Mayor suspended after felony arrest
Hallandale Beach’s Cooper also sought cash for allies, records say
HALLANDALE BEACH – Hallandale Beach Mayor Joy Cooper, who was removed from office Friday after being snared in an FBI sting, solicited illegal campaign contributions not only for herself but for two political allies, court documents say.
Gov. Rick Scott suspended Cooper a day after she was arrested and accused of accepting contributions funneled through Alan Koslow, a once-prominent attorney who has since been disbarred after a conviction on federal charges.
In August 2012, undercover agents handed Koslow a Dunkin’ Donuts bag filled with $8,000 in cash — all in $100 bills, investigators said in court records.
Former commissioner Bill Julian received two
$500 checks for his campaign, but there was no indication he knew they were illegal, according to the arrest affidavit.
“People stop me and ask what’s going on,” Julian said Friday of Cooper’s arrest. “I tell them I only know what I read in the news.”
Cooper also solicited funds for former commissioner Anthony Sanders, court records show, but they do not say whether Sanders received illegal checks.
Sanders resigned in August after being accused by the Broward Inspector General of using his elected position for financial gain. He was accused of voting to award nearly $1 million to a nonprofit that made monthly payments to his church and family.
Sanders told the South Florida Sun Sentinel he was not aware of any backroom dealings involving Cooper. He and Julian often voted in tandem with Cooper, leaving their political foes Keith London and Michele Lazarow on the losing side of many decisions.
Cooper, 57, has been charged with money laundering, official misconduct and exceeding the limit on campaign finance contributions — felony charges that each carry a maximum five-year sentence. She also has been charged with soliciting contributions in a government building, a first-degree misdemeanor with a one-year maximum sentence.
Cooper, mayor since 2005, said Thursday in a prepared statement: “I can assure you that I will vigorously fight these allegations in court.”
She could not be reached Friday for further comment despite calls to her cellphone and to her husband.

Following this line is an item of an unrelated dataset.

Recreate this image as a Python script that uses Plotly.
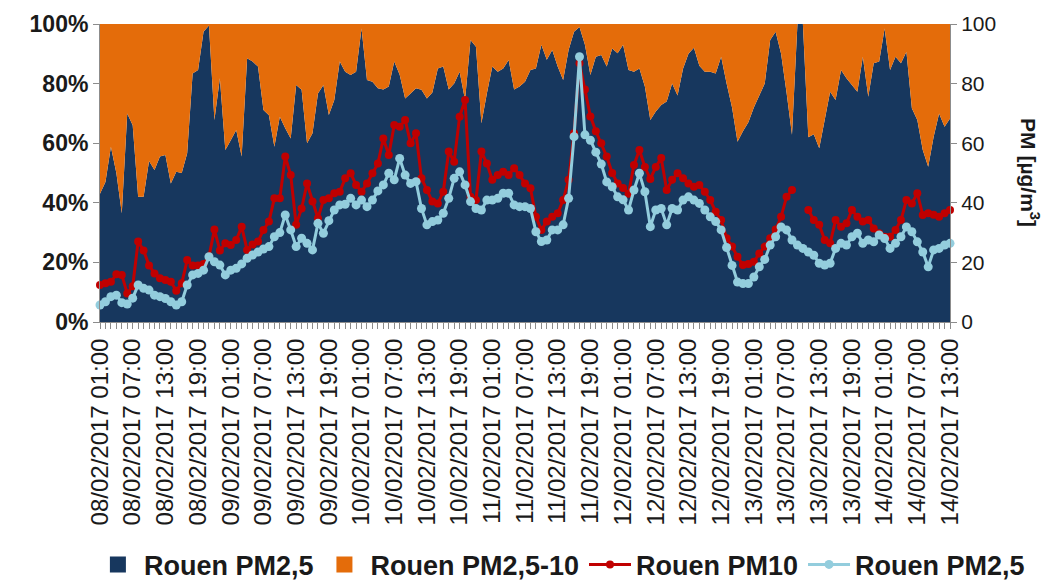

According to a highranking official at City Hall, Cooper cleared out her office the night before reporting to the Main Jail in downtown Fort Lauderdale on Thursday morning. She had been released by Thursday night.
Developer Eric Fordin said he was shocked by Cooper’s arrest because she “has always been so aboveboard. I recall her writing a check for $2.45 for a soda at the grand opening of one of our hotels because she could not accept a drink.”
Fordin, who left The Related Group for Mast Capital last year, said he has never been pressured by Cooper or any other Hallandale Beach politician for campaign contributions.
But court records paint a different picture.
The mayor met with who she thought were wealthy developers from California, court documents say. They were actually undercover FBI agents pretending to seek political favor for a project in Hallandale Beach.
Koslow told the undercover agents he had influence with the city commission and “had the vote of the mayor,” court documents show. Koslow declined to comment Friday.
The agents met with Cooper and Koslow over several months in 2012 and secretly recorded their meetings, court records say. Koslow did not become aware his developer pals were FBI agents until August 2013, when they confronted him in a Fort Lauderdale hotel room, records show.
During a meeting in July 2012 among Cooper, the undercover agents and Koslow, Cooper was recorded saying she and two other commissioners were a “team of three” and could ensure a favorable result for their project, according to the arrest affidavit. The meeting took place in City Hall.
“Alan Koslow showed Mayor Cooper a number representing a proposed contribution and asked her if it was a good number. She replied, ‘No. Add a zero.’ Koslow confirmed, ‘Three zeros, is that fine?’ and Mayor Cooper replied, ‘Yes,’ ” according to the arrest affidavit.
Later that month, Koslow told Cooper she would receive $10,000 in the form of two $5,000 contributions – one before the August 2012 primary and one after, the records state.
Koslow told them he’d arrange for individuals to write personal checks to Cooper and Julian in the amount of $500 each, the records show.
Two of seven people who wrote checks said they got cash back for writing the checks, records say. Five claimed they did not recall.
In September, Koslow told one of the agents he’d personally handed 20 checks totaling $5,000 to Cooper at a Hallandale Beach Chamber of Commerce fashion show, court records say. “That’s fantastic,” Cooper told Koslow when he turned over the checks, according to what he told the undercover agents. Cooper’s campaign reported nine contributions from eight teachers and a retired person in the amount of $500 each, matching names on a list of donors Koslow had given the so-called developers, the affidavit said.
“You guys have been great,” Cooper told the undercover agents during a meeting with Koslow at the Flashback Diner on Oct. 3, 2012, court documents state. She told them one of the checks had bounced.
Koslow gave a sworn statement in November 2017 confirming he participated in the events disclosed in the arrest affidavit.
With Cooper suspended, Vice Mayor Keith London will serve as the acting mayor on a fivemember commission that now has two vacancies.
London was out of town Friday and could not be reached for comment.